In Japanese writing, the kana え (hiragana) and エ (katakana) (romanised e) occupy the fourth place, between う and お, in the modern Gojūon (五十音) system of collating kana. In the Iroha, they occupy the 34th, between こ and て. In the table at right (ordered by columns, from right to left), え lies in the first column (あ行, "column A") and the fourth row (え段, "row E").  Both represent .

Derivation
え and エ originate, via man'yōgana, from the kanji 衣 and 江, respectively.

The archaic kana ゑ (we), as well as many non-initial occurrences of the character へ (he), have entered the modern Japanese language as え. The directional particle へ is today pronounced "e", though not written as え. Compare this to は (ha) and を (wo), which are pronounced "wa" and "o" when used as grammatical particles.

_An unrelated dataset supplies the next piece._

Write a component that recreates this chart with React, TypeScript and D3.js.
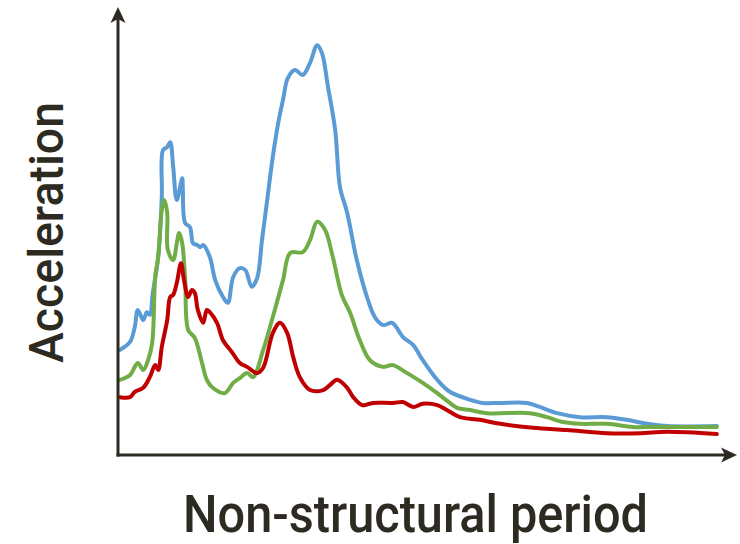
import React from "react";
import * as d3 from "d3";

const W = 740;
const H = 544;

// Period (0-100, arbitrary) and acceleration (0-100, arbitrary)
const bluePeriod = [0.3,2.0,2.8,3.3,4.2,4.8,5.3,5.8,6.7,7.3,7.5,8.2,8.7,9.2,9.8,10.7,10.8,11.2,12.0,12.5,13.2,13.7,14.2,15.3,16.2,17.5,18.3,19.2,20.3,21.2,22.3,23.2,24.0,24.8,25.8,26.7,27.5,28.3,29.5,30.8,32.0,33.2,34.0,35.0,36.2,37.0,38.2,39.8,41.5,42.8,44.2,45.7,47.5,49.2,50.8,53.2,55.3,58.7,60.8,63.7,68.2,70.3,73.2,77.0,81.5,84.8,88.2,91.5,99.8];
const blueAccel = [23.6,25.4,28.8,32.6,30.3,32.1,31.5,36.4,44.5,58.0,68.5,69.2,70.3,64.7,57.3,62.2,59.6,52.1,51.2,47.6,47.2,46.7,47.2,44.5,39.3,35.5,34.2,40.0,42.0,41.6,37.8,39.8,48.3,56.6,67.0,74.6,79.8,84.7,86.5,85.4,88.1,92.1,90.3,82.7,73.0,60.2,54.4,43.8,35.5,31.0,29.2,29.7,26.5,24.7,21.3,16.9,14.2,12.4,11.7,11.7,11.7,10.8,9.4,8.5,8.5,7.9,7.0,6.5,6.5];

const greenPeriod = [0.3,2.0,3.3,4.2,5.0,5.7,6.2,6.7,7.3,7.7,8.2,8.3,9.2,9.8,10.2,10.7,11.2,11.7,12.8,14.0,14.8,15.8,17.8,19.2,20.3,21.5,22.5,24.2,25.8,27.5,28.7,30.8,32.0,33.2,34.5,35.8,37.3,38.7,40.3,42.0,44.2,45.8,48.2,50.8,53.2,55.3,56.5,58.7,61.5,68.7,71.5,74.2,77.0,81.5,85.8,89.2,99.8];
const greenAccel = [16.9,18.0,20.7,19.1,21.3,25.2,40.0,44.5,55.1,57.3,54.4,46.1,43.8,47.6,49.9,47.6,39.3,28.1,26.3,20.7,16.9,15.1,13.9,16.2,17.3,18.4,17.5,23.6,31.0,39.3,45.4,45.6,48.3,52.4,50.6,44.5,36.0,31.9,25.8,21.3,19.8,20.2,18.4,16.2,13.9,11.7,10.6,10.1,9.4,9.4,8.5,7.4,7.0,7.0,6.3,6.3,6.3];

const redPeriod = [0.3,2.0,2.8,4.2,5.3,6.2,6.7,7.3,8.2,8.7,9.2,9.8,10.5,11.0,11.7,12.3,12.8,13.3,14.2,14.8,15.3,16.5,17.5,19.0,20.3,21.5,23.2,24.2,25.8,27.0,28.2,29.2,30.3,32.0,34.2,35.3,36.5,38.2,39.2,40.7,42.5,45.8,47.5,49.2,50.8,53.2,54.8,57.0,60.3,63.7,69.2,74.8,81.5,87.0,91.5,99.8];
const redAccel = [13.0,13.0,14.2,15.1,17.5,20.2,19.1,24.3,30.3,35.5,36.0,38.7,43.1,39.3,35.5,37.1,36.4,32.6,29.7,32.6,32.1,29.7,25.8,23.1,20.7,19.8,18.4,19.6,27.4,29.7,27.4,22.0,17.5,14.6,14.6,15.7,16.9,15.1,13.0,11.2,11.7,11.7,11.9,10.8,11.5,11.2,10.1,8.5,7.9,7.0,6.1,5.6,4.9,4.9,5.2,4.7];

const seriesNames = ["blue", "green", "red"];
const seriesColors = ["#5b9bd5", "#70ad47", "#c00000"];
const xTitle = "Non-structural period";
const yTitle = "Acceleration";

const x = d3.scaleLinear().domain([0, 100]).range([118, 718]);
const y = d3.scaleLinear().domain([0, 100]).range([455, 10]);

const line = d3
  .line<[number, number]>()
  .x((d) => x(d[0]))
  .y((d) => y(d[1]))
  .curve(d3.curveCatmullRom.alpha(0.5));

const zip = (a: number[], b: number[]) => a.map((v, i) => [v, b[i]] as [number, number]);
const series = [zip(bluePeriod, blueAccel), zip(greenPeriod, greenAccel), zip(redPeriod, redAccel)];

const AX = "#2d2a22";

export default function App() {
  const x0 = x(0);
  const y0 = y(0);
  const xEnd = 737;
  const yTop = 7;
  return (
    <svg width={W} height={H} style={{ position: "absolute", left: 0, top: 0, background: "#fff" }}>
      {series.map((s, i) => (
        <path
          key={seriesNames[i]}
          d={line(s) || ""}
          fill="none"
          stroke={seriesColors[i]}
          strokeWidth={4}
          strokeLinejoin="round"
          strokeLinecap="round"
        />
      ))}
      <line x1={x0} y1={y0 + 1.5} x2={x0} y2={yTop + 8} stroke={AX} strokeWidth={3} />
      <line x1={x0 - 1.5} y1={y0} x2={xEnd - 8} y2={y0} stroke={AX} strokeWidth={3} />
      <path
        d={`M${x0},${yTop} L${x0 + 7.5},${yTop + 16} L${x0},${yTop + 12} L${x0 - 7.5},${yTop + 16} Z`}
        fill={AX}
      />
      <path
        d={`M${xEnd},${y0} L${xEnd - 16},${y0 - 7.5} L${xEnd - 12},${y0} L${xEnd - 16},${y0 + 7.5} Z`}
        fill={AX}
      />
      <text
        x={415.5}
        y={531.5}
        textAnchor="middle"
        fontFamily="Roboto, 'DejaVu Sans', sans-serif"
        fontWeight={500}
        fontSize={51}
        fill={AX}
        textLength={465}
        lengthAdjust="spacingAndGlyphs"
      >
        {xTitle}
      </text>
      <text
        transform="translate(63,232.5) rotate(-90)"
        textAnchor="middle"
        fontFamily="Roboto, 'DejaVu Sans', sans-serif"
        fontWeight={500}
        fontSize={49}
        fill={AX}
        textLength={261}
        lengthAdjust="spacingAndGlyphs"
      >
        {yTitle}
      </text>
    </svg>
  );
}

For the kana romanized sometimes as "e", see we (kana).

Variant forms
Scaled-down versions of the kana (ぇ, ェ) are used to express morae foreign to the Japanese language, such as ヴェ (ve). In several Okinawan writing systems, a small ぇ is also combined with the kana く(ku) and ふ (fu or hu) to form the digraphs くぇ kwe and ふぇ hwe.

Transliteration
In the Hepburn, Kunrei-shiki and Nihon-shiki systems of romanization, both え and エ are transliterated as "e". In the Polivanov system of cyrillization, the kana are transliterated as "э".

Stroke order

The hiragana え is made with two strokes:
At the top, a short diagonal stroke proceeding downward and to the right.
At the bottom, a stroke composed of a horizontal line, a diagonal proceeding downward and to the left, and a rightward stroke resembling a tilde (~). 

The katakana エ is made with three strokes:
 At the top, a horizontal stroke from left to right.
 A downward vertical stroke starting in the center of the first stroke.
 At the bottom, a horizontal stroke parallel to the first stroke, and touching the second. This stroke is usually slightly longer than the first.
This is also the way to make the Latin letter "I" (although the correct upper case form does not look like the lower case Latin letter "l")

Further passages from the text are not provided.